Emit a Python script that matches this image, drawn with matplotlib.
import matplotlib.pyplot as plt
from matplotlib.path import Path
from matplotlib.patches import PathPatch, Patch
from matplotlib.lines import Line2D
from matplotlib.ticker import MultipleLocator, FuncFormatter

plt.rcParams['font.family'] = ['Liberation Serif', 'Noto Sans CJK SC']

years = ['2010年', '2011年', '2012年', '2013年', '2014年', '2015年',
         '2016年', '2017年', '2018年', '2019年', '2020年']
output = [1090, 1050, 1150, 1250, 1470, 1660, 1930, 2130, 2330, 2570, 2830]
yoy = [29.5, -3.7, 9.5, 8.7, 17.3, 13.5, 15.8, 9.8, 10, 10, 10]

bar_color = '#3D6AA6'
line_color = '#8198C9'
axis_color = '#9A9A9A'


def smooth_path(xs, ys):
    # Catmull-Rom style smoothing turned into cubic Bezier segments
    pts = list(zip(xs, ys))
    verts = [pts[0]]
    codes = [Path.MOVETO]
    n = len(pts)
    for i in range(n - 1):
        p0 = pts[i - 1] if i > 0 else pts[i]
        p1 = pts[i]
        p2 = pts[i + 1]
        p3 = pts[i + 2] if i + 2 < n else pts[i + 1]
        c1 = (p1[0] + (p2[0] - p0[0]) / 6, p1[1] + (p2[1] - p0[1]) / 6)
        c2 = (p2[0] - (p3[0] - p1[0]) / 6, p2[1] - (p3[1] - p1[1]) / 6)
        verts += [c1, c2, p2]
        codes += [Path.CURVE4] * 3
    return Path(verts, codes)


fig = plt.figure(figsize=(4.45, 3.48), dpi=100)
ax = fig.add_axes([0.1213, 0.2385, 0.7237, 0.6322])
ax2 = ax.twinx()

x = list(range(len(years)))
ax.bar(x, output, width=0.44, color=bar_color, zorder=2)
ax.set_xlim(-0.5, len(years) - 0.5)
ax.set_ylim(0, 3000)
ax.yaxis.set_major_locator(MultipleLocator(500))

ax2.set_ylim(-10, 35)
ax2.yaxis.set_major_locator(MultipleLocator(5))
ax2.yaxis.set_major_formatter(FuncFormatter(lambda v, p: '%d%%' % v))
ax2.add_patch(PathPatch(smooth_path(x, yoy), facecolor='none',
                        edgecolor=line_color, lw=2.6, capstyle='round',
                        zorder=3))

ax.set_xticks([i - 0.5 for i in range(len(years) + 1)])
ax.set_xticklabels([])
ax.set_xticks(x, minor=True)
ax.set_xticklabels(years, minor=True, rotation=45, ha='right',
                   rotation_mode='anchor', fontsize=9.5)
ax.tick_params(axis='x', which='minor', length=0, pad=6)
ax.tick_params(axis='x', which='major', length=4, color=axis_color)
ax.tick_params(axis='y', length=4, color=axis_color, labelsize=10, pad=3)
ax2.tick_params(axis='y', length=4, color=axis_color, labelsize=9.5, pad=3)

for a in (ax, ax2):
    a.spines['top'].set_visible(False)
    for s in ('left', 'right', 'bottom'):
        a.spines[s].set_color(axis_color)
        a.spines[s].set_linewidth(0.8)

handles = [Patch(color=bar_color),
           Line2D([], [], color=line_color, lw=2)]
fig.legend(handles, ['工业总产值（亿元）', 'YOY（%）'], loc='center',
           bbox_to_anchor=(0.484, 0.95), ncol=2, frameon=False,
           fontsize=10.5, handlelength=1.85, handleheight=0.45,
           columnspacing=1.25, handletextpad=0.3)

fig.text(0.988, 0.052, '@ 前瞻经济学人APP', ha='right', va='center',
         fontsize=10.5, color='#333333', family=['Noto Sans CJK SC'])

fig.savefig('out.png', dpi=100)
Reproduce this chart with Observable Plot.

EXERCISE DETAILS » Exactly repeat the lines above, from the opening line through the one with "axis_color = '#9A9A9A'", and include nothing else.

WORKED ANSWER »
Emit a Python script that matches this image, drawn with matplotlib.
import matplotlib.pyplot as plt
from matplotlib.path import Path
from matplotlib.patches import PathPatch, Patch
from matplotlib.lines import Line2D
from matplotlib.ticker import MultipleLocator, FuncFormatter

plt.rcParams['font.family'] = ['Liberation Serif', 'Noto Sans CJK SC']

years = ['2010年', '2011年', '2012年', '2013年', '2014年', '2015年',
         '2016年', '2017年', '2018年', '2019年', '2020年']
output = [1090, 1050, 1150, 1250, 1470, 1660, 1930, 2130, 2330, 2570, 2830]
yoy = [29.5, -3.7, 9.5, 8.7, 17.3, 13.5, 15.8, 9.8, 10, 10, 10]

bar_color = '#3D6AA6'
line_color = '#8198C9'
axis_color = '#9A9A9A'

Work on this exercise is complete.